CUHK-AIM-Group / EndoGaussian

EndoGaussian: Real-time Gaussian Splatting for Dynamic Endoscopic Scene Reconstruction
https://yifliu3.github.io/EndoGaussian/
MIT License
115 stars 6 forks source link

How can we get ground truth depth related to camera poses? #3

Closed guanjunwu closed 10 months ago

guanjunwu commented 10 months ago

As I know, the methods to get global ground truth depth and poses are deep-learning-methods like RCVD, and RGB-D cameras ( but i also not clear about how can get precise depth and pose). However, we cannot directly infer depth from a dynamic monocular video related to given camera poses. Do the authors have any other guidance?
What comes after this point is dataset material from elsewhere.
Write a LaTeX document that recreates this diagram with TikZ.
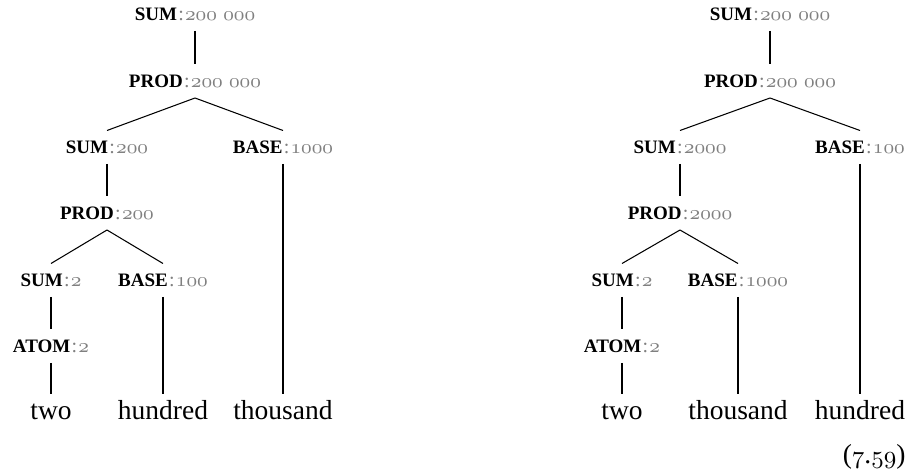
\documentclass[tikz,border=0pt]{standalone}
\usepackage{fontspec}
\setmainfont{Liberation Serif}
\newcommand{\osf}{\usefont{OML}{cmm}{m}{it}}
\newcommand{\lab}[2]{{\fontsize{7.6}{9}\selectfont\bfseries #1}{\color{black!50}\fontsize{8}{9}\selectfont\kern0.5pt:\kern0.5pt\osf #2}}
\newcommand{\gap}{\hspace{0.3em}}
\begin{document}
\begin{tikzpicture}[x=0.4pt,y=-0.4pt,
  lbl/.style={anchor=base,inner sep=0pt,text height=9.2pt,text depth=3.8pt},
  wrd/.style={anchor=base,inner sep=0pt,text height=10.2pt,text depth=2pt,font=\fontsize{11}{13}\selectfont},
  edge/.style={line width=0.42pt}]
\useasboundingbox (0,0) rectangle (906,471);
% left tree
\node[lbl] (a1) at (195,21) {\lab{SUM}{200\gap000}};
\node[lbl] (a2) at (195,88) {\lab{PROD}{200\gap000}};
\node[lbl] (a3) at (107,154) {\lab{SUM}{200}};
\node[lbl] (a4) at (283,154) {\lab{BASE}{1000}};
\node[lbl] (a5) at (107,220) {\lab{PROD}{200}};
\node[lbl] (a6) at (51,287) {\lab{SUM}{2}};
\node[lbl] (a7) at (163,287) {\lab{BASE}{100}};
\node[lbl] (a8) at (51,353) {\lab{ATOM}{2}};
\node[wrd] (w1) at (51,420) {two};
\node[wrd] (w2) at (163,420) {hundred};
\node[wrd] (w3) at (283,420) {thousand};
\draw[edge] (a1.south) -- (a2.north);
\draw[edge] (a2.south) -- (a3.north);
\draw[edge] (a2.south) -- (a4.north);
\draw[edge] (a3.south) -- (a5.north);
\draw[edge] (a5.south) -- (a6.north);
\draw[edge] (a5.south) -- (a7.north);
\draw[edge] (a6.south) -- (a8.north);
\draw[edge] (a8.south) -- (w1.north);
\draw[edge] (a7.south) -- (w2.north);
\draw[edge] (a4.south) -- (w3.north);
% right tree
\node[lbl] (b1) at (770,21) {\lab{SUM}{200\gap000}};
\node[lbl] (b2) at (770,88) {\lab{PROD}{200\gap000}};
\node[lbl] (b3) at (680,154) {\lab{SUM}{2000}};
\node[lbl] (b4) at (860,154) {\lab{BASE}{100}};
\node[lbl] (b5) at (680,220) {\lab{PROD}{2000}};
\node[lbl] (b6) at (622,287) {\lab{SUM}{2}};
\node[lbl] (b7) at (738,287) {\lab{BASE}{1000}};
\node[lbl] (b8) at (622,353) {\lab{ATOM}{2}};
\node[wrd] (v1) at (622,420) {two};
\node[wrd] (v2) at (738,420) {thousand};
\node[wrd] (v3) at (860,420) {hundred};
\draw[edge] (b1.south) -- (b2.north);
\draw[edge] (b2.south) -- (b3.north);
\draw[edge] (b2.south) -- (b4.north);
\draw[edge] (b3.south) -- (b5.north);
\draw[edge] (b5.south) -- (b6.north);
\draw[edge] (b5.south) -- (b7.north);
\draw[edge] (b6.south) -- (b8.north);
\draw[edge] (b8.south) -- (v1.north);
\draw[edge] (b7.south) -- (v2.north);
\draw[edge] (b4.south) -- (v3.north);
\node[anchor=base east,inner sep=0pt,font=\fontsize{11}{13}\selectfont] (eq) at (906,463) {({\fontsize{10}{12}\osf 7}.{\fontsize{10}{12}\osf 59})};
\end{tikzpicture}
\end{document}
yifliu3 commented 10 months ago

Hi, thanks for your attention.We use two datasets including ENDONERF and SCARED.

For ENDONERF, the authors use a da vinci robot to capture poses and a stereo-depth estimation network to predict depths as ground truth. More details of the dataset can be found in this repo:https://github.com/med-air/EndoNeRF. For SCARED, they also use a da vinci robot to capture poses, and a projector (RGBD) to get precise depth maps. Details of this dataset can be found here: https://endovissub2019-scared.grand-challenge.org/About/

To get gt depth related to a given camera pose, I think the most accurate way is to let the camera sensor be placed at that pose when capturing the data.